According to a 2018 report by United Nations-backed International Narcotics Control Board (INCB), India is one of the major hubs for illicit trading of drugs. The drugs range from cannabis to more recent prescription drugs like tramadol.

According to an official of the Red Cross Drug Deaddiction and Rehabilitation Centre, Gurdaspur, “The geographical location of the district makes it prone to trafficking of many types of drugs. This affects not only the dealers but also the people, as the drugs are easily available and are cheaper.”

These drugs reach into India through Punjab via the India-Pakistan border, or through a more circuitous route wherein they first reach Africa and then come to Delhi and Punjab. The rivers and streams along the border are preferred routes for smugglers to slide in drugs as they are not easily tracked by the Indian forces, as pointed out in an article in Economic Times.

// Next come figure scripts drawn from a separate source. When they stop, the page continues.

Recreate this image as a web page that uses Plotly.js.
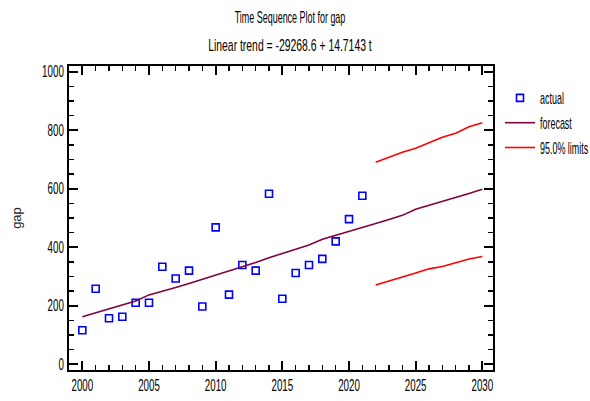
<!DOCTYPE html>
<html>
<head>
<meta charset="utf-8">
<script src="https://cdn.plot.ly/plotly-3.0.1.min.js"></script>
<style>html,body{margin:0;padding:0;background:#fff;}#chart{width:590px;height:401px;}</style>
</head>
<body>
<div id="chart"></div>
<script>
// ---- data ----
var actualYears = [2000,2001,2002,2003,2004,2005,2006,2007,2008,2009,2010,2011,2012,2013,2014,2015,2016,2017,2018,2019,2020,2021];
var actualValues = [116,258,157,162,210,210,333,293,320,197,468,238,339,320,583,224,312,339,360,420,496,576];
var forecastYears = [2000,2001,2002,2003,2004,2005,2006,2007,2008,2009,2010,2011,2012,2013,2014,2015,2016,2017,2018,2019,2020,2021,2022,2023,2024,2025,2026,2027,2028,2029,2030];
var forecastValues = [162,175,189,203,216,237,249,262,276,290,304,318,333,348,364,379,393,408,427,440,453,467,481,495,509,530,543,556,570,584,598];
var limitYears = [2022,2023,2024,2025,2026,2027,2028,2029,2030];
var upperLimits = [691,708,725,739,758,776,790,812,826];
var lowerLimits = [271,284,298,312,326,334,347,360,368];
var xTickVals = [2000,2005,2010,2015,2020,2025,2030];
var yTickVals = [0,200,400,600,800,1000];

var font = '"Liberation Sans", Arial, sans-serif';

var traces = [
  {x: actualYears, y: actualValues, type: 'scatter', mode: 'markers', name: 'actual',
   legendgroup: 'a',
   marker: {symbol: 'square-open', size: 7, color: '#0000ff', line: {width: 1.6, color: '#0000ff'}}},
  {x: forecastYears, y: forecastValues, type: 'scatter', mode: 'lines', name: 'forecast',
   legendgroup: 'f',
   line: {color: '#800040', width: 1.6}},
  {x: limitYears, y: upperLimits, type: 'scatter', mode: 'lines', name: '95.0% limits',
   legendgroup: 'l',
   line: {color: '#ff0000', width: 1.6}},
  {x: limitYears, y: lowerLimits, type: 'scatter', mode: 'lines', name: '95.0% limits',
   legendgroup: 'l', showlegend: false,
   line: {color: '#ff0000', width: 1.6}}
];

var axisCommon = {
  showline: true, linecolor: '#000', linewidth: 2, mirror: 'allticks',
  ticks: 'inside', ticklen: 9, tickwidth: 2, tickcolor: '#000',
  showgrid: false, zeroline: false, automargin: false,
  tickfont: {family: font, size: 16, color: '#000'}
};

var layout = {
  width: 590, height: 401,
  margin: {l: 69, r: 97, t: 66, b: 31, pad: 0},
  paper_bgcolor: '#fff', plot_bgcolor: '#fff',
  title: {text: 'Time Sequence Plot for gap', x: 290/590, xanchor: 'center', xref: 'container',
          y: 1 - 17/401, yanchor: 'middle', yref: 'container', automargin: false,
          font: {family: font, size: 16, color: '#000'}},
  annotations: [
    {text: 'Linear trend = -29268.6 + 14.7143 t', xref: 'paper', yref: 'paper',
     x: (290-69)/424, y: (370-45)/304, xanchor: 'center', yanchor: 'middle', showarrow: false,
     font: {family: font, size: 16, color: '#000'}}
  ],
  xaxis: Object.assign({}, axisCommon, {
    range: [1999, 2030.8], tickvals: xTickVals, ticktext: xTickVals.map(String),
    minor: {dtick: 1, tick0: 2000, ticks: 'inside', ticklen: 5, tickwidth: 1.5, tickcolor: '#000'}
  }),
  yaxis: Object.assign({}, axisCommon, {
    range: [-20, 1020], tickvals: yTickVals, ticktext: yTickVals.map(String),
    minor: {dtick: 50, tick0: 0, ticks: 'inside', ticklen: 5, tickwidth: 1.5, tickcolor: '#000'},
    title: {text: 'gap', standoff: 4, font: {family: font, size: 13, color: '#222'}}
  }),
  showlegend: true,
  legend: {xref: 'container', yref: 'container', x: 500/590, xanchor: 'left', y: 1 - 81/401, yanchor: 'top',
           bgcolor: 'rgba(0,0,0,0)', borderwidth: 0, tracegroupgap: 1, traceorder: 'grouped',
           itemwidth: 30,
           font: {family: font, size: 16, color: '#000'}}
};

function condense(sel, s) {
  document.querySelectorAll(sel).forEach(function (t) {
    var bb = t.getBBox();
    var anchor = t.getAttribute('text-anchor') || 'start';
    var ax = anchor === 'middle' ? bb.x + bb.width / 2 : (anchor === 'end' ? bb.x + bb.width : bb.x);
    var tr = t.getAttribute('transform') || '';
    t.setAttribute('transform', tr + ' translate(' + ax + ',0) scale(' + s + ',1) translate(' + (-ax) + ',0)');
  });
}

Plotly.newPlot('chart', traces, layout, {displayModeBar: false, staticPlot: true}).then(function () {
  condense('.xtick text', 0.61);
  condense('.ytick text', 0.61);
  condense('.gtitle', 0.56);
  condense('.annotation-text', 0.65);
  condense('.legendtext', 0.56);
});
</script>
</body>
</html>
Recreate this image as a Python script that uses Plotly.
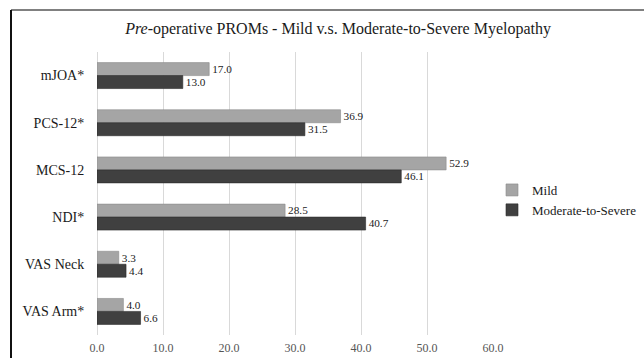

Kashmir has also become a new source of drugs for Punjab. In Kashmir, cannabis is locally cultivated whereas heroin and cocaine enter the Valley through the Line of Control which is then transported to other regions.

What is being done?

The Narcotics Control Bureau is the nodal agency for drug law enforcement in India. It coordinates among various central and state agencies that are engaged in drug law enforcement and assists the states in their efforts to combat drugs. It also conducts a multitude of activities and programmes to raise awareness among the public about the harmful effects of drug abuse.

In Kashmir last year, the Institute of Mental Health and Neurosciences (IMHANS) collaborated with the department of psychiatry, SKIMS Medical College and the Jammu and Kashmir AIDS Control Society to propose a draft policy to curb drug addiction. The policy was approved in January this year and consists of directives which are to be executed both by the organs of the state and non-government stakeholders. One of the aims of the policy is to treat drug abuse as a health issue as opposed to the norm of treating it as a criminal act.